Vocational School Resists City Annexation


Bryan Rubin, Photo editor

The Joint Vocational School in Pittsfield Township is currently engaged in a legal battle with the city of Oberlin. Oberlin sued the Lorain County Vocational School last June in an attempt to legally annex the school.

Oliver Bok, Editor in Chief

The city of Oberlin wants to expand city limits to include the Lorain County Joint Vocational School, but the school doesn’t want to join.

JVS is currently located in Pittsfield Township, an unincorporated part of Lorain County that does not levy an income tax to residents or day workers. The city of Oberlin believes it has a legal right to take possession of JVS. If Oberlin successfully annexes the school, JVS employees will have to pay Oberlin income tax.

According to Oberlin City Manager Eric Norenberg, when JVS was in the planning process, the number of school districts opting into the vocational school kept increasing, necessitating a larger school. Eventually the school became so large that plans to use a septic tank became unfeasible.

In 1971, the city of Oberlin offered a solution to extend the city’s sewer system outside the city boundaries for JVS use. In return, JVS agreed to be absorbed by the city if Oberlin ever grew to border JVS. Legally, cities can only annex contiguous property.

Norenberg stated that sometime around 2008, Oberlin annexed a property across the street from JVS that made the city contiguous with the school. To Norenberg, Oberlin’s annexation of JVS is simply a matter of ensuring that the school upholds its promise.

“We have a law on the books that’s been there for years — decades — that says we will not provide water or sewer service unless you are annexing into the city. In order for us to continue to enforce that policy for others, we need everybody who has agreed to do that to fulfill their obligation. … We did what we were obligated to do. We installed the sewer line, we have been managing it, maintaining it and treating their sewage for 40 years and they have not fulfilled their part of the obligation.”

To Pittsfield Township Trustee Mark McConnell, however, Oberlin’s push to annex JVS is nothing more than a shameless gambit to increase tax revenue for the city.

“As a private citizen and a public servant, I cannot condone a money grab in public education; public education has enough problems as it is,” McConnell said.

McConnell also noted that he personally opposed the annexation, even though Oberlin would give the township a share of the tax revenue as stated in an agreement made between Oberlin and Pittsfield years ago.

JVS Superintendent Glenn Faircloth also cast doubt on the idea that Oberlin and JVS are contiguous after all.

“We’re looking at different land plots to see what may be possibly contiguous, getting land surveys and all that,” Faircloth said. “It’s a big process because this district was created by land plots: Farmers had donated certain plots of land, you have a railroad track that comes in between.
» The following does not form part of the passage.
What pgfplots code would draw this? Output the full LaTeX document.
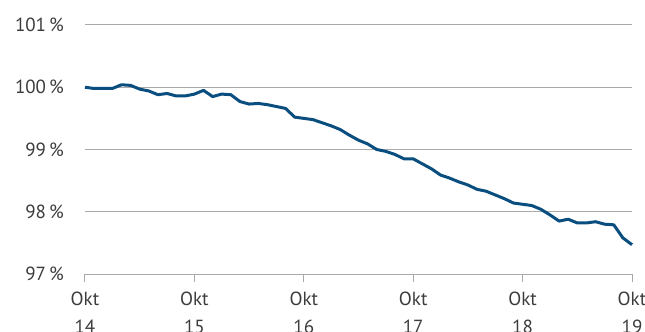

There’s a lot of different land situations that have to be investigated, so we’re still working through that process.”

To Norenberg, JVS has much to gain from becoming part of Oberlin.

“Right now, they get fire protection from Wellington. I think it will be much better for them in terms of emergency response and for their insurance to have fire service from the city of Oberlin right across the street from their facility.”

But in Faircloth’s opinion, the school has had excellent and responsive emergency services for more than 40 years.

“We have never been dissatisfied with the service we have already been receiving, which has been superior,” he said.

Norenberg and Faircloth also sharply disagree on how they would prefer to see the case resolved. Norenberg decried the use of taxpayer funds for attorneys on both sides of the case and said he would love to find a “win-win” solution with some kind of settlement. Faircloth, on the other hand, wants the case to play out in court and have it resolved by the ruling or recommendations of a judge.

A judge recently filed a preliminary injunction allowing Oberlin’s case to progress. According to Norenberg, the case won’t go before a judge for another month or two.

Faircloth took care to emphasize that regardless of the school’s legal battle with Oberlin, JVS will keep doing what it does best: educating young people and teaching them valuable skills.

“We’re still chugging along here at the JVS. We received straight A’s on our report card. We’re very pleased by that. … We’re moving along, we’re moving along,” Faircloth said.